# ipod touch (méchamment) bloqué



## Hyperbol (25 Avril 2008)

Bonjour, 

j'ai un ipod touch jailbreaké qui a récemment eu un souci: le bouton "menu" ne marchait plus. 

J'ai voulu le restaurer avec Ziphone (erreur, erreur !), mais mon ipod s'est mis à bugger en m'affichant toujours le même message d'erreur: "... major 2, minor 0". 

Mon ipod ne monte plus sur iTunes, donc impossible de le restaurer...

J'ai fait des recherches mais je ne peux pas faire le super reboot (appuyer sur le bouton menu + mise en marche) vu que mon boutin "menu" ne marche plus...
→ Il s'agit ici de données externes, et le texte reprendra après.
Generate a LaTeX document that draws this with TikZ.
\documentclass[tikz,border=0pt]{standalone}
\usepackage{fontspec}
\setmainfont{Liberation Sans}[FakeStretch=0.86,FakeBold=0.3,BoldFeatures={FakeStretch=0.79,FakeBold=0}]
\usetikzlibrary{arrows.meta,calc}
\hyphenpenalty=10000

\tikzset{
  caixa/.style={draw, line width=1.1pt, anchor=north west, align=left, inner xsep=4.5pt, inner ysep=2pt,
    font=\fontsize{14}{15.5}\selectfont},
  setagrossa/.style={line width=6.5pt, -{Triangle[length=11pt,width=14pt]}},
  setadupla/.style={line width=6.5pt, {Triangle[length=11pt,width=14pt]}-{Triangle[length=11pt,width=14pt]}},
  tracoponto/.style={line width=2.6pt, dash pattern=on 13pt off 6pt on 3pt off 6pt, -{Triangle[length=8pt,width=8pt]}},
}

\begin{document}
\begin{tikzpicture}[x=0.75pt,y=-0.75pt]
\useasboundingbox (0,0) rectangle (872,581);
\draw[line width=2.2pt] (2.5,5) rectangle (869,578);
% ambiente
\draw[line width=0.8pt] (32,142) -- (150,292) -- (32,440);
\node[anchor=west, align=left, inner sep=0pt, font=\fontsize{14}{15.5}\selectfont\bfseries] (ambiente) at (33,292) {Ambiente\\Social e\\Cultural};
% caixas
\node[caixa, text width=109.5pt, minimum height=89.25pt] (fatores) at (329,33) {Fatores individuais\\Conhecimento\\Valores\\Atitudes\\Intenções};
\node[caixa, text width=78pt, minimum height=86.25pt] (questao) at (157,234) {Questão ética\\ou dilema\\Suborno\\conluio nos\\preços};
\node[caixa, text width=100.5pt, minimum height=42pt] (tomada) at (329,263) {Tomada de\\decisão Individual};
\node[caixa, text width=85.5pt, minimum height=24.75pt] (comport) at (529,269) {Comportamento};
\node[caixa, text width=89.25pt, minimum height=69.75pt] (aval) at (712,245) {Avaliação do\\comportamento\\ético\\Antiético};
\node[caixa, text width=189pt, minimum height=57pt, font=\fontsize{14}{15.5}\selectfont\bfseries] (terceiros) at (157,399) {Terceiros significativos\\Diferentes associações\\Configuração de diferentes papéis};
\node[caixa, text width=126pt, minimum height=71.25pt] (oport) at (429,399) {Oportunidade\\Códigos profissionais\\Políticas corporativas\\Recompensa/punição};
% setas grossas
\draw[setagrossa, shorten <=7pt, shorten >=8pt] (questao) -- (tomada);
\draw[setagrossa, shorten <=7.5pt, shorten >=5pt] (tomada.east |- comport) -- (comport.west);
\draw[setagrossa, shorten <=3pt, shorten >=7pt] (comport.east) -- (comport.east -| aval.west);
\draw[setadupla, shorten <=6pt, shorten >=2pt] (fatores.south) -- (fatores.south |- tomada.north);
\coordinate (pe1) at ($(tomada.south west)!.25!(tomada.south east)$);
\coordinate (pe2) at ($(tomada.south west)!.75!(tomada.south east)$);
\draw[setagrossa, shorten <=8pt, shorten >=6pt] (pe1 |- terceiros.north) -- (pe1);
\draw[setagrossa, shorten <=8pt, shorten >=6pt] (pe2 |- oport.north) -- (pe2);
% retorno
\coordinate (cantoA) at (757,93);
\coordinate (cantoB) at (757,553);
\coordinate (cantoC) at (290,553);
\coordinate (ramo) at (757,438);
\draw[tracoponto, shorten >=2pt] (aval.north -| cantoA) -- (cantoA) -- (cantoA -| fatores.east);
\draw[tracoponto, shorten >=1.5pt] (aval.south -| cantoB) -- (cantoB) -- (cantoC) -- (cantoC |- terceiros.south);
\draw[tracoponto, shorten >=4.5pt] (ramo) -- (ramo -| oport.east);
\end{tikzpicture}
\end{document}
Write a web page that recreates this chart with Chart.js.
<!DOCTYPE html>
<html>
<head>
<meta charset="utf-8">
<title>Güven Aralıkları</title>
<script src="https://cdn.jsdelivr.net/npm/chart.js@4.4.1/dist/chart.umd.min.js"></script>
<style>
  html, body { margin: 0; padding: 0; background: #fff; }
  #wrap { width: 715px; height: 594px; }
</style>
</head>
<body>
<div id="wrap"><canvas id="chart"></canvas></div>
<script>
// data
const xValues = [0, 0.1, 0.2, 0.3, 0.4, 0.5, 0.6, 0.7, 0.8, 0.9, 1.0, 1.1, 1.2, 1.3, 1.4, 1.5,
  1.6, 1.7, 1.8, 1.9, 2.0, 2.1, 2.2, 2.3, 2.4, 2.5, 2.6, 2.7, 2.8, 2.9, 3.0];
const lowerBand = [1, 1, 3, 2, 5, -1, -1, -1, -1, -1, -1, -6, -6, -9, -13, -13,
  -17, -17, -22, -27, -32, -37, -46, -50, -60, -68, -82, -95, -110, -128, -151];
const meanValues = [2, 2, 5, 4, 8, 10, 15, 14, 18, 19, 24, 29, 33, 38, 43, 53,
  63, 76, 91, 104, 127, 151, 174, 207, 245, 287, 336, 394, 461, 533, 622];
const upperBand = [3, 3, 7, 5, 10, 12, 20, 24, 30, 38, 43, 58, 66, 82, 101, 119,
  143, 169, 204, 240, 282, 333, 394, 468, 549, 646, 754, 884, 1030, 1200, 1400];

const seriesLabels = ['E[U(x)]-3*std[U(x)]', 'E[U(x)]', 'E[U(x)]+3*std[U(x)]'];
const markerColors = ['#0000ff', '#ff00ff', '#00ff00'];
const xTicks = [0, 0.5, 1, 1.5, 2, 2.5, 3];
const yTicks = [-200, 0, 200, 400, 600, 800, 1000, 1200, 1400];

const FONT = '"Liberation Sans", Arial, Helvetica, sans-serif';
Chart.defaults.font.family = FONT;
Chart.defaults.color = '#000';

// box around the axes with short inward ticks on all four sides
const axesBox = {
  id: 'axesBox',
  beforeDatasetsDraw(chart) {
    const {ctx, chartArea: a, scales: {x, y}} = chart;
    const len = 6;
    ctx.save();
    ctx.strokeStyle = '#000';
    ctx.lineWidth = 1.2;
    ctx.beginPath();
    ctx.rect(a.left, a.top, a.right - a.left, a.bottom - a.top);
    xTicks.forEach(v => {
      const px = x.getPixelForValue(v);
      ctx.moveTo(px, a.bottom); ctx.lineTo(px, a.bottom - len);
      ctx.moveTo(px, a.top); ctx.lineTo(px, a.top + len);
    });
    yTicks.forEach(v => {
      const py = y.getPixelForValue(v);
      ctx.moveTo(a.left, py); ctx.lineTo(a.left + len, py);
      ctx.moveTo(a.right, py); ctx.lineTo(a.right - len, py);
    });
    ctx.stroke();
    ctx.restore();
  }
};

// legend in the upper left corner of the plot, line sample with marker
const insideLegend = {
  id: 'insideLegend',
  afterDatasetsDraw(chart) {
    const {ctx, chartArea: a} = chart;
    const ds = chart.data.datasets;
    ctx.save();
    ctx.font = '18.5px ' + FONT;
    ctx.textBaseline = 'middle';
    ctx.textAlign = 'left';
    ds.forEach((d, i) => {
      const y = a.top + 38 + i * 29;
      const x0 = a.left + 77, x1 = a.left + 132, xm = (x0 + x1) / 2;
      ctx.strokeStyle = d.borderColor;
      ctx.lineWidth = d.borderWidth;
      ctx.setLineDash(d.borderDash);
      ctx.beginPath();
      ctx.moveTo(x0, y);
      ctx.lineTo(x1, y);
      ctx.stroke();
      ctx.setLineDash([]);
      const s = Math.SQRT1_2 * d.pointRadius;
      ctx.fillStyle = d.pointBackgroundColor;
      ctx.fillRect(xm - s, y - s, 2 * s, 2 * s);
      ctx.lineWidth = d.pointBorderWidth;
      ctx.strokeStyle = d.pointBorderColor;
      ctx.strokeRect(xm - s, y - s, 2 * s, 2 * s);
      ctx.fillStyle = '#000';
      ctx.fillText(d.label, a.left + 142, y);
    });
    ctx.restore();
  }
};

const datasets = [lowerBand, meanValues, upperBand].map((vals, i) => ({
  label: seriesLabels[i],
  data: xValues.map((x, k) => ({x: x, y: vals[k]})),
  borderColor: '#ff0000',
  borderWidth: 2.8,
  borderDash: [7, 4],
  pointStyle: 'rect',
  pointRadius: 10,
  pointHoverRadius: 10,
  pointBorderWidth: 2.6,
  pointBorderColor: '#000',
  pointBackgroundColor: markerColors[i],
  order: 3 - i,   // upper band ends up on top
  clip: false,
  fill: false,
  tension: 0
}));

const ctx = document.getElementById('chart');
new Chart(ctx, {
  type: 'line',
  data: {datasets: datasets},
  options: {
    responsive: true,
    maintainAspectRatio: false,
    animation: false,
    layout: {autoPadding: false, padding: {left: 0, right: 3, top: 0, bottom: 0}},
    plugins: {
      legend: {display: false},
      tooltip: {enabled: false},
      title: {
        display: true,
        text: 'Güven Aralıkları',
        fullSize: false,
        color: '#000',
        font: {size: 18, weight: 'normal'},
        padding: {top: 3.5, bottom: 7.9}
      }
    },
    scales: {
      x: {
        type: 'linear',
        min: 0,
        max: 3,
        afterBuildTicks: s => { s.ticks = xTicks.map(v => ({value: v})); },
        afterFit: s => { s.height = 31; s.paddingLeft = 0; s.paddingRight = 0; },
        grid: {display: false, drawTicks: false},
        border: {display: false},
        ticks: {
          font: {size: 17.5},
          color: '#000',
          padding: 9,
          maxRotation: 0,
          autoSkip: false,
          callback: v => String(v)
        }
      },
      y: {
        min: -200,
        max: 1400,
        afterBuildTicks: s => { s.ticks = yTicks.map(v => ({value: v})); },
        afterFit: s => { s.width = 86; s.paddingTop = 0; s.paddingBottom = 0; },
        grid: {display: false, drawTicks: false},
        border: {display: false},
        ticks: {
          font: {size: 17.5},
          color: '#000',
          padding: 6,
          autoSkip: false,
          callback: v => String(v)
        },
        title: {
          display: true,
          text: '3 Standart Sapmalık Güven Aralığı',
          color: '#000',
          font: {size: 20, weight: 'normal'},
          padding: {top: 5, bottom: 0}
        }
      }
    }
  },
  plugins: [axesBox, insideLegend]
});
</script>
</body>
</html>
Quelqu'un aurait une solution miracle ? Merci d'avance...


----------



## trivium77 (25 Avril 2008)

j'ai également ce problème sur mon ipod touch. La commande de réinitialisation dont tu as parlé est inefficace, le pb ne changera pas.
Les conseils sur le site d'apple sont tous inutiles.
J'attend également des réponses. 
Espérons que notre pb soit bientôt résolu. :mouais:


----------



## Leced (26 Avril 2008)

J'ai eu ce soucis : j'ai éteint mon ipod touch, puis appuyé sur le bouton menu, ensuite, j'ai branché le câble de l'ipod. Il s'est mis en mode restauration, et puis iTunes a permis de restaurer la bête


----------



## trivium77 (26 Avril 2008)

merci beaucoup pour ta réponse ça marche super bien.


----------